WRITTEN INSTRUCTION:
Among the following entries, count the lines that contain "this" and report only the result.

## START DATA SECTION

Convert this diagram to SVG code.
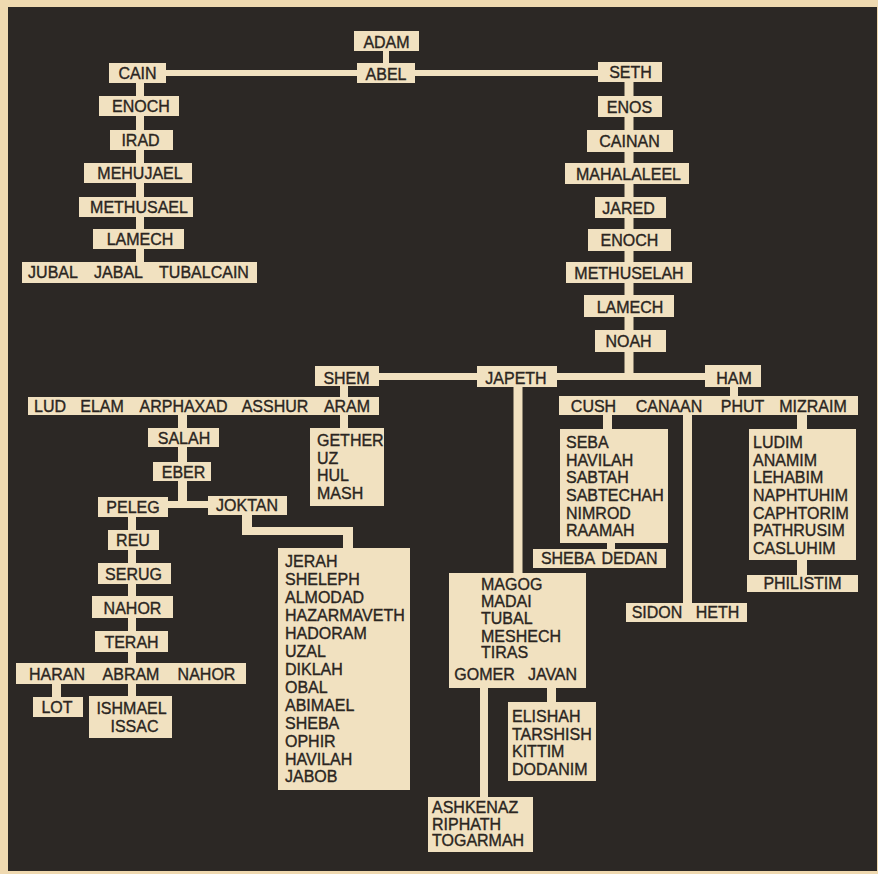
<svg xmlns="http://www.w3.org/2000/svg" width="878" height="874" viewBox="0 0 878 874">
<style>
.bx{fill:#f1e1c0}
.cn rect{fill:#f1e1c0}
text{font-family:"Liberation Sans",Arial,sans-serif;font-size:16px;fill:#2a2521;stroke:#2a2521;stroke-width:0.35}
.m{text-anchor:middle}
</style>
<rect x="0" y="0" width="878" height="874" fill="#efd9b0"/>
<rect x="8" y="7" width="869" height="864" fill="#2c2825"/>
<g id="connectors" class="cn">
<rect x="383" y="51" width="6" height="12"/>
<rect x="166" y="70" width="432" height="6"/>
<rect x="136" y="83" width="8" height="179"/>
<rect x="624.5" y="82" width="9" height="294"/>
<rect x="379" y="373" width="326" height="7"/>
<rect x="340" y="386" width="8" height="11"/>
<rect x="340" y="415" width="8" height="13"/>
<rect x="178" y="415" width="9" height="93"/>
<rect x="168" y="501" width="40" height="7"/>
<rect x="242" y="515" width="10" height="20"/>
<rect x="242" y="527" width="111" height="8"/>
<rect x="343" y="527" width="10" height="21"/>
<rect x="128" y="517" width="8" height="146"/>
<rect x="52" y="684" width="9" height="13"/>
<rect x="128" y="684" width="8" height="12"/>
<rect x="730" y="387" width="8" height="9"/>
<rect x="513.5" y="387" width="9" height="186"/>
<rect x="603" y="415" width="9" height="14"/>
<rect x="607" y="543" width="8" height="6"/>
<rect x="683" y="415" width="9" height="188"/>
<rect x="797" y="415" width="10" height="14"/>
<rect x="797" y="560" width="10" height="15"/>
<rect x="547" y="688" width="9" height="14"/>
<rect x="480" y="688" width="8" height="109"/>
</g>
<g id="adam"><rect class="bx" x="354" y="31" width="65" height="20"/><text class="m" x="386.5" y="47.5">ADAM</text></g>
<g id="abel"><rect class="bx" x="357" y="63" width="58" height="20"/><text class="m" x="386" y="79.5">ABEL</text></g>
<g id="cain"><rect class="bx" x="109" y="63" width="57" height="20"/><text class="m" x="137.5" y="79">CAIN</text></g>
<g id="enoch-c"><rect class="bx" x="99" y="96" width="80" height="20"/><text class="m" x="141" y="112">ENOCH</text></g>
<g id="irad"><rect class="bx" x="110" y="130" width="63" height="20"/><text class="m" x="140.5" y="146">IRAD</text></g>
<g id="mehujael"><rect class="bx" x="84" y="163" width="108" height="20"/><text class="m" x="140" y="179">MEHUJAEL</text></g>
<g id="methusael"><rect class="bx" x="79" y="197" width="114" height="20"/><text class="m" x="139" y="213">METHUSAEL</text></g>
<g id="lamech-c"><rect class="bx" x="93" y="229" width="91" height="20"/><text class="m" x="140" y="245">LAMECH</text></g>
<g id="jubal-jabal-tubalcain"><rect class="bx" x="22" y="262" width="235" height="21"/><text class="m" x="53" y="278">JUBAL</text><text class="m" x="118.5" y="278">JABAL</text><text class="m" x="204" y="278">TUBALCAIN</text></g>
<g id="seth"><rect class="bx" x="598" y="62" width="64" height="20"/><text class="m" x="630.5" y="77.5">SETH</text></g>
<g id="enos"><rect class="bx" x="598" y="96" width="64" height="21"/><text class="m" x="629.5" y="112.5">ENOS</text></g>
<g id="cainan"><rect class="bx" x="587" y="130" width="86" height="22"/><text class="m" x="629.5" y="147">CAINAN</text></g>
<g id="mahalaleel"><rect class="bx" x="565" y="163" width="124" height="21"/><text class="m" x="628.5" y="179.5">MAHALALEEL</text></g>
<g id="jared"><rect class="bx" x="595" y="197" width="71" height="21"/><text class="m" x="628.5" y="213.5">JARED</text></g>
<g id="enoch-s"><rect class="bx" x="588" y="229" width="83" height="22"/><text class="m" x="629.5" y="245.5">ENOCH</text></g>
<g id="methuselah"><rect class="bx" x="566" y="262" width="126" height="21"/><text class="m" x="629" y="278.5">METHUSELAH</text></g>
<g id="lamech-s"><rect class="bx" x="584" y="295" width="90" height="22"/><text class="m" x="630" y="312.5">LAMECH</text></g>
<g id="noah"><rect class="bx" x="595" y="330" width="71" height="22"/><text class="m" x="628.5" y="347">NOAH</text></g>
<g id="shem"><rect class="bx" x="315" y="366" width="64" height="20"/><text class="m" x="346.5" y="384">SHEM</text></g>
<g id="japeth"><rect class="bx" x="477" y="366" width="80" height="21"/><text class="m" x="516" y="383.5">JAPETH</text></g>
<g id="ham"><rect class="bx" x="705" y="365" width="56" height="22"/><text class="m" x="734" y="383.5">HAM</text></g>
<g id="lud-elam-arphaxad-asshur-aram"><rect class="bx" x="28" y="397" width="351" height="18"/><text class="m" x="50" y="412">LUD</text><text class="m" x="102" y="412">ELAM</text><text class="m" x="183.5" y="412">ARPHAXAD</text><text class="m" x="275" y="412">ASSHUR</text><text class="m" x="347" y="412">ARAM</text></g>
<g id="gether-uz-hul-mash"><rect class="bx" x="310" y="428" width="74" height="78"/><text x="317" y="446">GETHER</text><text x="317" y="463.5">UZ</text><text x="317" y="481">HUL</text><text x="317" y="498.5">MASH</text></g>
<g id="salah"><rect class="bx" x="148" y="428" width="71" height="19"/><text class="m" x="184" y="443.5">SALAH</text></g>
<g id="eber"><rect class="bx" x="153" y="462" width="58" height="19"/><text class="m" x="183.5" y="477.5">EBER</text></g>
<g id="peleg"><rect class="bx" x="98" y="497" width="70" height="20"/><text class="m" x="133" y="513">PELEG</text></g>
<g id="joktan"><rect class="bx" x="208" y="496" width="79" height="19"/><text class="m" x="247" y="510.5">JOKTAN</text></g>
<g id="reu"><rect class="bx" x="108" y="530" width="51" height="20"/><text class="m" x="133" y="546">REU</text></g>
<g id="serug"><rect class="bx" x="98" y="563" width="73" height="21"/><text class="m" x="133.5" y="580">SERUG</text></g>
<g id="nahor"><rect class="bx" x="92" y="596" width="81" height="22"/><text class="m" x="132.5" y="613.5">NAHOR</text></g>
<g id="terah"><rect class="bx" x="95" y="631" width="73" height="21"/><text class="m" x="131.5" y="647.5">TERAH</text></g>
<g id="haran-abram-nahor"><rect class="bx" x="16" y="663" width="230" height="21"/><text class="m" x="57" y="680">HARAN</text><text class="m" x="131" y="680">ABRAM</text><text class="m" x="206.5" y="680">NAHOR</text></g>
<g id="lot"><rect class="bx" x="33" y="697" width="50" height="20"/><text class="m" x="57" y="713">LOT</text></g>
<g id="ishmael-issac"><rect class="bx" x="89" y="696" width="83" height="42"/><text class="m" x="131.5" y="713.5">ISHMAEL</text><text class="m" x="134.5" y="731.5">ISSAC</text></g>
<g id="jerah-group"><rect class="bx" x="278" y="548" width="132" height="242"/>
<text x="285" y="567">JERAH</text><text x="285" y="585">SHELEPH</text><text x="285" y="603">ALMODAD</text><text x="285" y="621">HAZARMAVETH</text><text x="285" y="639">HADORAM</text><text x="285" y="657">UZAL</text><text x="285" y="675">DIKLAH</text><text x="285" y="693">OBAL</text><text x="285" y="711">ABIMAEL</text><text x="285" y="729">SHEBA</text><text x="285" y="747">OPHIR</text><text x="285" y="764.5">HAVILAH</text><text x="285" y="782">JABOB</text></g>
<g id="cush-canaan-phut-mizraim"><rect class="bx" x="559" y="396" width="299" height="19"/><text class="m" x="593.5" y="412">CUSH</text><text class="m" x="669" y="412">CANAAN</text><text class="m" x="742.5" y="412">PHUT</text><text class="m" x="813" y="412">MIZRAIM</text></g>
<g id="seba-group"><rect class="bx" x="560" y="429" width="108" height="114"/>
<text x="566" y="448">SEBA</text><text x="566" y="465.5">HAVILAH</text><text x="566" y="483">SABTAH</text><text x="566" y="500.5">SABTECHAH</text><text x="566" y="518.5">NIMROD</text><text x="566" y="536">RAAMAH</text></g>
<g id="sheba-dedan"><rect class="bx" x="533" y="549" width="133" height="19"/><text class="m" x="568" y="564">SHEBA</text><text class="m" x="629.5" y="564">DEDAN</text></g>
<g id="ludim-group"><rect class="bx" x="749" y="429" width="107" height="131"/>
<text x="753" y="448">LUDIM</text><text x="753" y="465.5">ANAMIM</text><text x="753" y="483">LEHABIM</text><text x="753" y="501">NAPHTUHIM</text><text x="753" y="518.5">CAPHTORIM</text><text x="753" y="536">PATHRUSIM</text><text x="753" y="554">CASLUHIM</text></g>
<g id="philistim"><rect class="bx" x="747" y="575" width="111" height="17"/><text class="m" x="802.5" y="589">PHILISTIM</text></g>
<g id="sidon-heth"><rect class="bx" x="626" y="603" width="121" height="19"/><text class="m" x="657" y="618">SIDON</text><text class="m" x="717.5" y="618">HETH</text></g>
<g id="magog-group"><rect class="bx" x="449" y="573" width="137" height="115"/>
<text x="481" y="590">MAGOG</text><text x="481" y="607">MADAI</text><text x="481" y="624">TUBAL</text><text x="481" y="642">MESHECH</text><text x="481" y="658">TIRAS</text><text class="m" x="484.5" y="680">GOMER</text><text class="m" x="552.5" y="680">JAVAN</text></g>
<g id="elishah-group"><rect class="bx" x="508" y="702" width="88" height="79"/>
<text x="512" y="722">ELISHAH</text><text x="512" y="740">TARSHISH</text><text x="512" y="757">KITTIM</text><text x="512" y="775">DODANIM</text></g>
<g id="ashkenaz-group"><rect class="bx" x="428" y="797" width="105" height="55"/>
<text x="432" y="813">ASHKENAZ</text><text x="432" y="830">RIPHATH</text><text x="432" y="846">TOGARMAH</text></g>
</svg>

## END DATA SECTION
## START DATA SECTION

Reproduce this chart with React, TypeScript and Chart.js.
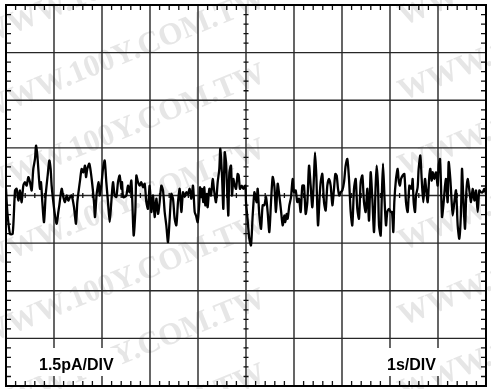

## END DATA SECTION
## START DATA SECTION

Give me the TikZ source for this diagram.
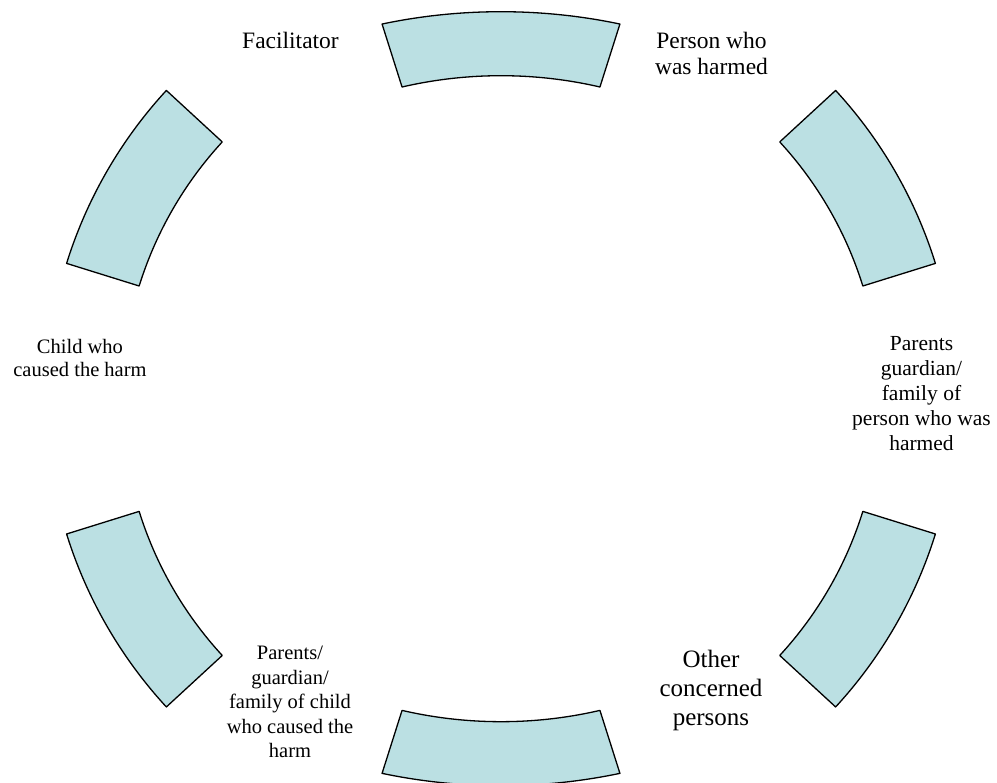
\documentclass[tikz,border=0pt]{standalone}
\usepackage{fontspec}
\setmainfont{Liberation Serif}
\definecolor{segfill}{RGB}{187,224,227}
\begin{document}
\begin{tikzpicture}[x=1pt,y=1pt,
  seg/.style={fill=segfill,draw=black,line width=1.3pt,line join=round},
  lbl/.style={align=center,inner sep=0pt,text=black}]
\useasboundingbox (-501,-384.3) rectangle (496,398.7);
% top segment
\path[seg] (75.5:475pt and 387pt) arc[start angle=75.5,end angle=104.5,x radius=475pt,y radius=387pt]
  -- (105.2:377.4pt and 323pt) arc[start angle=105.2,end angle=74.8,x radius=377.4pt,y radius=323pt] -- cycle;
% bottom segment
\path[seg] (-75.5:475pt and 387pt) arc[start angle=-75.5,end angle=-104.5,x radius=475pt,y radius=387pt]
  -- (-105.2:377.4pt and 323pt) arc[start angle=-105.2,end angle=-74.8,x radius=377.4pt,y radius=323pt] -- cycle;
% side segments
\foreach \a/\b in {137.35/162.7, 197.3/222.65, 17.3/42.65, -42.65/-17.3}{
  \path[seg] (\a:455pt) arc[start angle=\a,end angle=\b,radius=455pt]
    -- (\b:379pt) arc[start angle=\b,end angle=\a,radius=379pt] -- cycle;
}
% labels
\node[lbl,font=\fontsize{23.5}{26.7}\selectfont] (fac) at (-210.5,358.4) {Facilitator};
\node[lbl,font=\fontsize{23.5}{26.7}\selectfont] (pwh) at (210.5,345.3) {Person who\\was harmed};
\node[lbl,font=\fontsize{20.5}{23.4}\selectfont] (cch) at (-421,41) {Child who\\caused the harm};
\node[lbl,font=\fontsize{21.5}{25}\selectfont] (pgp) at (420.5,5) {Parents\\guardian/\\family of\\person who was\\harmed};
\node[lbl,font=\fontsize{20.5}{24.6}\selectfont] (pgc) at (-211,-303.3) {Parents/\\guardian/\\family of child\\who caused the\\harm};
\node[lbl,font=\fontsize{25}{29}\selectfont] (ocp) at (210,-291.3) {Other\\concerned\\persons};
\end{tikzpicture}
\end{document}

## END DATA SECTION

TASK SOLUTION:
3